Police detected satphone signals in Cauvery Wildlife Sanctuary a week ago, and have ramped up surveillance 
Satphone call: Chamarajanagar police on alert

MYSURU: Police forces, including the Internal Security Division (ISD), are on high alert after it was found that a call was made via satellite phone - the use of which is banned in India - in the Gopinatham Range in the Cauvery Wildlife Sanctuary around a week ago.The call was placed near a temple on the banks of the Cauvery on the Karnataka-Tamil Nadu border, according to police sources. A couple of months ago, authorities found that a call was made by a satphone in the Bandipur National Park. 

Chamarajanagar SP Anand Kumar confirmed that a satphone was used within MM Hills police station limits. He said the ISD and other agencies are investigating the call. Senior police officers have visited the spot and instructions have been issued to step up patrolling and intelligence gathering in the region and the villages in the area. 

A senior officer told The New Indian Express that several agencies are coordinating the investigation as it is difficult for the local police to patrol 3,000 square kilometre of forests divided into the Cauvery Wildlife Sanctuary, the MM Hills Sanctuary and the Bandipur National Park in Chamarajanagar district. 
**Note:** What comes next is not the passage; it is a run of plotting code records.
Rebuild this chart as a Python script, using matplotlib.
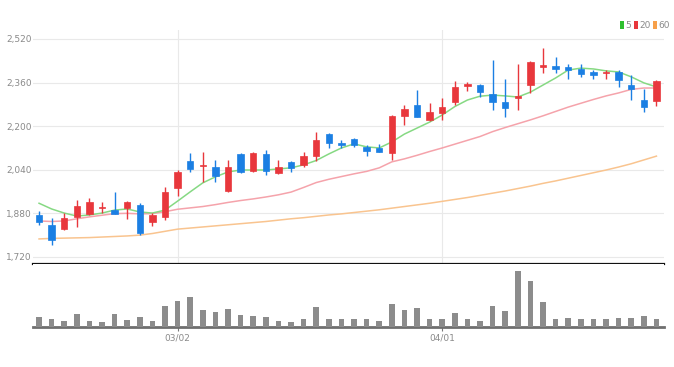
import matplotlib

matplotlib.use("Agg")

import matplotlib.pyplot as plt
import numpy as np
from matplotlib.patches import Rectangle
from matplotlib.ticker import FuncFormatter


# daily candles (50 sessions)
opens = [1874, 1837, 1823, 1867, 1878, 1900, 1892, 1900, 1911, 1850,
         1867, 1973, 2072, 2052, 2050, 1962, 2098, 2036, 2098, 2028,
         2069, 2058, 2091, 2171, 2140, 2153, 2124, 2120, 2102, 2237,
         2278, 2223, 2248, 2289, 2349, 2351, 2318, 2289, 2305, 2351,
         2419, 2421, 2417, 2410, 2399, 2395, 2399, 2351, 2296, 2292]
highs = [1890, 1863, 1881, 1930, 1936, 1922, 1958, 1924, 1918, 1881,
         1977, 2040, 2100, 2105, 2076, 2076, 2100, 2105, 2113, 2076,
         2072, 2105, 2179, 2175, 2150, 2157, 2131, 2135, 2241, 2278,
         2333, 2285, 2303, 2366, 2362, 2355, 2443, 2373, 2428, 2438,
         2487, 2454, 2428, 2428, 2406, 2406, 2406, 2388, 2337, 2370]
lows = [1838, 1764, 1819, 1830, 1874, 1880, 1878, 1860, 1801, 1835,
        1856, 1942, 2030, 1995, 1995, 1958, 2028, 2032, 2021, 2025,
        2030, 2050, 2072, 2120, 2120, 2125, 2092, 2104, 2076, 2205,
        2234, 2219, 2223, 2278, 2330, 2307, 2260, 2234, 2260, 2322,
        2395, 2395, 2373, 2381, 2373, 2373, 2344, 2296, 2252, 2274]
closes = [1850, 1782, 1863, 1907, 1922, 1905, 1879, 1922, 1808, 1874,
          1958, 2032, 2043, 2056, 2017, 2050, 2032, 2102, 2036, 2050,
          2047, 2091, 2150, 2138, 2132, 2131, 2109, 2106, 2237, 2263,
          2234, 2252, 2270, 2344, 2353, 2325, 2289, 2267, 2309, 2436,
          2423, 2410, 2406, 2392, 2388, 2399, 2370, 2337, 2270, 2366]
volumes = [30, 25, 18, 38, 18, 14, 38, 22, 30, 18,
           63, 78, 88, 50, 45, 53, 35, 32, 29, 19,
           14, 25, 58, 25, 23, 23, 23, 18, 68, 50,
           55, 23, 23, 40, 25, 19, 63, 48, 165, 135,
           73, 23, 28, 25, 25, 23, 28, 28, 33, 23]

# moving averages as drawn on the chart
ma5 = [1917, 1896, 1881, 1870, 1874, 1881, 1892, 1896, 1885, 1881,
       1892, 1925, 1959, 1992, 2014, 2032, 2039, 2039, 2039, 2043,
       2047, 2058, 2074, 2098, 2120, 2135, 2124, 2120, 2142, 2171,
       2193, 2215, 2241, 2272, 2296, 2310, 2314, 2311, 2307, 2325,
       2351, 2377, 2406, 2413, 2410, 2403, 2399, 2381, 2359, 2344]
ma20 = [1852, 1850, 1852, 1860, 1867, 1873, 1879, 1880, 1878, 1879,
        1886, 1895, 1900, 1905, 1912, 1920, 1927, 1933, 1940, 1948,
        1958, 1975, 1993, 2005, 2015, 2025, 2034, 2047, 2069, 2080,
        2093, 2107, 2120, 2134, 2148, 2162, 2180, 2195, 2209, 2223,
        2238, 2254, 2270, 2284, 2298, 2311, 2322, 2335, 2340, 2340]
ma60 = [1786, 1788, 1789, 1790, 1791, 1793, 1795, 1797, 1800, 1806,
        1814, 1822, 1826, 1830, 1834, 1838, 1842, 1846, 1850, 1855,
        1860, 1864, 1869, 1874, 1878, 1883, 1888, 1893, 1899, 1905,
        1911, 1917, 1924, 1931, 1938, 1946, 1954, 1962, 1971, 1980,
        1990, 1999, 2009, 2019, 2029, 2039, 2050, 2062, 2076, 2090]

tick_index = [11, 32]
tick_labels = ["03/02", "04/01"]
price_ticks = [1720, 1880, 2040, 2200, 2360, 2520]
legend_labels = ["5", "20", "60"]

UP = "#e8373c"
DOWN = "#1b7fe3"
MA_COLORS = ["#86d983", "#f5a3ab", "#f9c48f"]
LEGEND_COLORS = ["#2fbf2f", "#e8373c", "#f7a04a"]
LABEL_FONT = ["Liberation Sans Narrow", "DejaVu Sans"]
W, H = 674, 367

fig = plt.figure(figsize=(W / 100, H / 100), dpi=100)
left, right = 33 / W, 664 / W
ax = fig.add_axes([left, 1 - 264 / H, right - left, (264 - 30) / H])
axv = fig.add_axes([left, 1 - 327 / H, right - left, (327 - 264) / H], sharex=ax)

x = np.arange(len(opens))

# moving averages under the candles
for series, color in zip([ma60, ma20, ma5], MA_COLORS[::-1]):
    ax.plot(x, series, color=color, lw=1.1, zorder=2)

for i in x:
    o, h, l, c = opens[i], highs[i], lows[i], closes[i]
    color = UP if c >= o else DOWN
    ax.vlines(i, l, h, color=color, lw=1, zorder=3)
    body = max(abs(c - o), 3)
    ax.add_patch(Rectangle((i - 0.25, min(o, c)), 0.5, body,
                           facecolor=color, edgecolor=color, lw=0.5, zorder=4))

ax.set_xlim(-0.48, len(opens) - 0.4)
ax.set_ylim(1694, 2553)
ax.set_yticks(price_ticks)
ax.yaxis.set_major_formatter(FuncFormatter(lambda v, _: f"{int(v):,}"))
ax.set_xticks(tick_index)
ax.tick_params(axis="x", length=0, labelbottom=False)
ax.tick_params(axis="y", length=0, pad=1, labelsize=6.5, labelcolor="#8a8a8a")
for label in ax.get_yticklabels():
    label.set_family(LABEL_FONT)
ax.grid(True, color="#e9e9e9", lw=0.8)
ax.set_axisbelow(True)
for side in ["top", "right", "left"]:
    ax.spines[side].set_visible(False)
ax.spines["bottom"].set_color("#111111")
ax.spines["bottom"].set_linewidth(1.6)

# volume panel
axv.bar(x, volumes, width=0.45, color="#8c8c8c", zorder=3)
axv.set_ylim(0, 186)
axv.set_yticks([])
axv.set_xticks(tick_index)
axv.set_xticklabels(tick_labels)
axv.tick_params(axis="x", length=3, width=0.8, color="#777777", pad=2,
                labelsize=6.5, labelcolor="#8a8a8a")
for label in axv.get_xticklabels():
    label.set_family(LABEL_FONT)
for side in ["top", "right", "left"]:
    axv.spines[side].set_visible(False)
axv.spines["bottom"].set_color("#6f6f6f")
axv.spines["bottom"].set_linewidth(2)

# legend in the top right corner
lx = 620
for text, color in zip(legend_labels, LEGEND_COLORS):
    fig.patches.append(Rectangle((lx / W, 1 - 29 / H), 4 / W, 8 / H,
                                 transform=fig.transFigure, facecolor=color,
                                 edgecolor="none"))
    t = fig.text((lx + 5.5) / W, 1 - 25 / H, text, fontsize=6.5, color="#8a8a8a",
                 va="center", ha="left", family=LABEL_FONT)
    lx += 6 + 4.2 * len(text) + 4

fig.savefig("out.png", dpi=100)
plt.close(fig)
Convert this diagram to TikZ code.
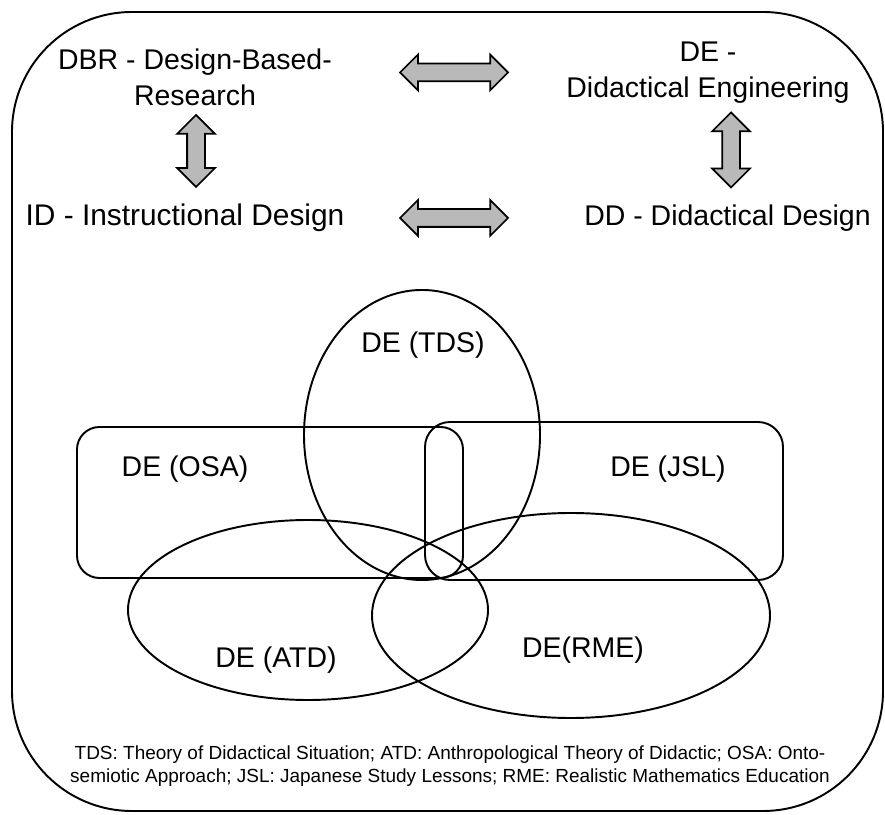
\documentclass[tikz,border=0pt]{standalone}
\usepackage{fontspec}
\setmainfont{Liberation Sans}
\usepackage{tikz}
\usetikzlibrary{shapes.arrows}

\tikzset{
  lbl/.style={font=\fontsize{16.2}{20.5}\selectfont, align=center, inner sep=0pt},
  blockarrow/.style={double arrow, draw, fill=gray!55, line width=1pt,
    inner sep=0pt, text height=0.16cm, text depth=0.16cm,
    double arrow head extend=0.18cm, minimum height=2.16cm},
}

\begin{document}
\begin{tikzpicture}
\useasboundingbox (0,0) rectangle (17.7,16.28);
\draw[line width=1.1pt, rounded corners=2.4cm] (0.24,0.06) rectangle (17.66,16.04);
% the four design approaches
\node[lbl] (dbr) at (3.9,14.74) {DBR - Design-Based-\\Research};
\node[lbl] (de) at (14.16,14.82) {DE -\\Didactical Engineering};
\node[lbl, font=\fontsize{17}{20.5}\selectfont] (id) at (3.7,11.92) {ID - Instructional Design};
\node[lbl] (dd) at (14.55,11.92) {DD - Didactical Design};
\node[blockarrow] (dbrde) at (9.08,14.83) {};
\node[blockarrow] (iddd) at (9.08,11.92) {};
\node[blockarrow, rotate=90, minimum height=1.44cm, double arrow head extend=0.2cm] (dbrid) at (3.92,13.26) {};
\node[blockarrow, rotate=90, minimum height=1.5cm, double arrow head extend=0.2cm] (dedd) at (14.62,13.28) {};
% the five sets
\draw[line width=1.1pt] (8.44,7.58) ellipse (2.36 and 2.9);
\draw[line width=1.1pt, rounded corners=0.45cm] (1.54,4.72) rectangle (9.26,7.74);
\draw[line width=1.1pt, rounded corners=0.5cm] (8.5,4.68) rectangle (15.66,7.84);
\draw[line width=1.1pt] (6.16,4.08) ellipse (3.6 and 1.8);
\draw[line width=1.1pt] (11.42,3.97) ellipse (3.98 and 2.05);
\node[lbl] (tds) at (8.46,9.38) {DE (TDS)};
\node[lbl] (osa) at (3.7,6.9) {DE (OSA)};
\node[lbl] (jsl) at (13.36,6.9) {DE (JSL)};
\node[lbl] (atd) at (5.52,3.08) {DE (ATD)};
\node[lbl] (rme) at (11.66,3.28) {DE(RME)};
\node[align=center, inner sep=0pt, font=\fontsize{10.8}{13}\selectfont] (notes) at (9.0,0.95)
  {TDS: Theory of Didactical Situation; ATD: Anthropological Theory of Didactic; OSA: Onto-\\
   semiotic Approach; JSL: Japanese Study Lessons; RME: Realistic Mathematics Education};
\end{tikzpicture}
\end{document}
The Anti-Naxal Force and forest special task force are also on alert and are searching the forests while the local police are keeping tabs on movement of vehicles and people in MM Hills and around the border near Palar bridge while the forest department is on alert near Hogenakkal. They also looking into whether the local farmhouses or hotels run by private establishments or the government have any guests.

Investigating agencies are looking into leads that foreign tourists trekking in the region may have used satphones, there has been no reports of tourist movement around the area since the lockdown was declared three months ago. Although it has been a decade since there were reports of Tamil extremists in the region, police have decided to meet with the forest department at the earliest to obtain information on movement in the forests. 

When contacted, forest department officials said they were unaware of satphone usage, and said they needed more staff to patrol the vast forests to keep tabs on poaching, fire control during the summer and for regular patrolling duty.